At One with Lexus

The human-machine connection—Lexus style

03/31/2014—If you caught the last issue of Beyond by Lexus magazine (if not, get the magazine delivered to your mailbox; log on to your Lexus Drivers site profile page to do so), you may recall reading about your fellow Lexus owner Stephen Klein.

Klein, you see, is a digital user experience (UX) strategist, and his take on Lexus design is this: Lexus is the flat-out leader in making interiors that appeal to “interface-oriented creatives” such as himself.

In other words, Klein’s CT 200h doesn’t just look good; it’s been arranged with his driving experience in mind—even before it rolled off the line.

This got us thinking.

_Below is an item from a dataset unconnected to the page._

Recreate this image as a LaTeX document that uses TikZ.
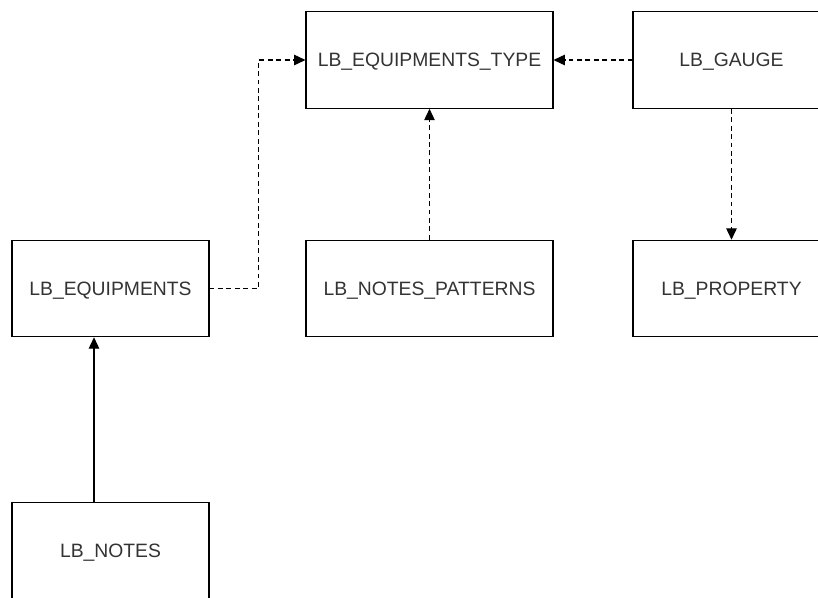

Lexus has been pushing the envelope lately on the cockpit-design front—just take a look at that LF-NX dash below—so what’s the big picture here? What’s going on in Lexus design facilities these days to make superb UX happen?

Turns out, quite a bit.

Behind the scenes, Lexus engineers are talking a lot about Human Machine Interface, or HMI, the science of making drivers and cars act as one. Essentially, it means giving Lexus drivers intuitive vehicle control, optimized for “immediacy and ease-of-use.”

“We actually have a whole team of engineers specifically focused on human-factor issues,” explains Paul Williamsen, Lexus National Manager, Strategic Education Support for the International Market Enhancement Team. “These specialists meet with the chief engineer early in development to get an understanding of the car and driver, and then work to make sure they cook up the best kinds of user interface for that driver, for that car, and for the way it will be used.”

Okay, so how is that playing out in the newest vehicles coming to dealerships this year, like the RC, RC F, and LF-NX?

Perhaps the most striking UX development of late is Lexus’s new Remote Touch Interface: Vehicle systems will now be controlled by a touch-sensitive pad located in the center console, very much like a tablet or laptop touchpad.

In terms of HMI, the advancement here is that in the earlier mouse-style controller, the driver’s reference point was the elbow, naturally parked on the armrest. With the new touchpad, the driver can place their hand on the console and control systems with a single finger.

“Basically, we’re moving from an interface that uses the whole forearm to an interface that is all done with the fingertips,” Williamsen explains.

Here’s another Lexus-HMI evolution: The upper display screen on the RC and LF-NX is set higher and deeper into the dash, as first seen in the redesigned GS in 2013. This placement is a great example of Lexus HMI at work, because it takes into account the physiology of human eyes as they shift between road and display.

“It takes an interval of time for your eyes to refocus from infinity to something that’s only three feet away, and vice versa,” explains Williamsen. “That is literally lost reaction time.”

Williamsen says that placing the display screen just a foot further away from the driver actually has an exponential effect on shortening the time needed to refocus.

“The math is very simple,” he explains. “If a car is going 60 miles an hour, that’s around a hundred feet per second. If we can save just a fraction of a second, that’s a couple of feet—perhaps the difference between drifting out of your lane or not, or hitting something or not.”

Another important element of Lexus HMI is confirmation—the way the vehicle assures you a command has been executed. Done properly, it should be effective but unobtrusive. Williamsen gives the simple example of an illuminated icon that indicates the defroster has been activated.

A more performance-oriented example is found in models equipped with Drive Mode Select (standard in the LS 600h). When the driver selects Sport mode—or Sport+ in the case of a vehicle with the F SPORT package—the instrument cluster illumination changes from cool blue to bright red. The LF-NX concept, shown below, takes this color shift to even greater levels:

“This color change confirms the change the driver has made in changing from normal to sport mode,” says Williamsen. “It lets the driver know they’re in sport mode, that they’ve told the car they would like different performance, and they can now expect a little more steering effort and different feedback.”

In short, it helps keep the driver aware of and in sync with the driving mode they’ve selected.

Of course, it doesn’t hurt that color change just plain looks cool. But in the end, says Williamsen, Lexus UX is about making a vehicle “feel right” when you drive it—whether you’re an expert in human-machine connections or just want to have a great time driving a premium automobile.